With a lifted chin, he indicates the Parker kid, and Lyanna hovering.
no subject
"But yeah, it makes sense to pull from the industrial revolution, old and new overlapping. And you're always going to get outliers — The medieval people or the sci-fi people. But it seems like the bulk of us actually adjust pretty quickly, under the circumstances. I'm thinking this probably isn't our Overlords' first rodeo."
no subject
"I didn't remember anything but where I'd been, but people talked about a canyon. Seem to think we're somewhere a little more real than before--for all we know, they had a series of virtual rodeos before this one." The world he's seen does and doesn't suggest it, signs of people left to rot among wildlife that doesn't seem to know them as threats. It's a lot to believe every group they've encountered were friendly enough to sow those seeds, for this group to reap in the now.

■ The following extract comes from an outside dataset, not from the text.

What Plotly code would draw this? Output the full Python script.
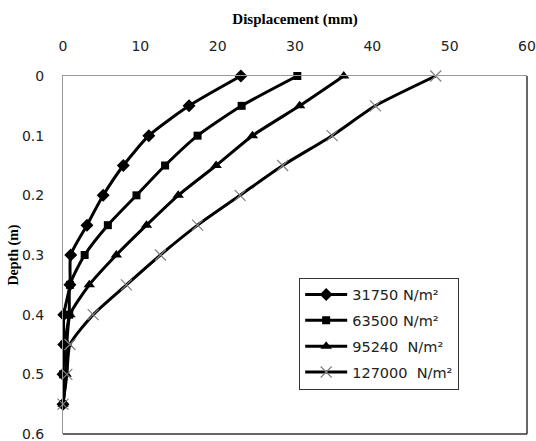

"Been long enough since the last group, far as I can tell, for nature to kind of take over."
no subject
Ew, and again.
"I guess I just wonder why. Again, freaky existential stuff aside. What's the point of any of it? If the people before were in the Matrix, why take them out of it?"
no subject
Some whys just don't matter, and he keeps too busy to chase them. "You got the whys that help you adapt, and the whys that freeze people up. Why'd the Wendigo come down from the mountain--you can use that, be prepared next time the weather's that bad and the earth starts shaking. Why's the Wendigo exist, why are we here, why the parties--
"Good on the people who keep track of it all, in case it's useful later. But until it is, I try to just let it go."
no subject
I'd started this conversation saying I wanted to avoid all that existential jive, but I guess I'm an example of how easy it is to fall into that philosophical trap if you're not careful. Maybe I'm willfully naive, but I did a psych rotation, I have a good enough idea of how the average human being makes it through the day. It isn't pondering the answer to life, the universe and everything, I can tell you that. Plus—
"We're making connections, here, too. Friends. Some of us have partners. Kate and the cat guy are married; they never would have met otherwise. I'm not trying to polish a turd, here, but I've got a life. It's not the best all the time. It could be a lot easier, but... If you told me I could go home right now, I really don't know if I would. So there's that."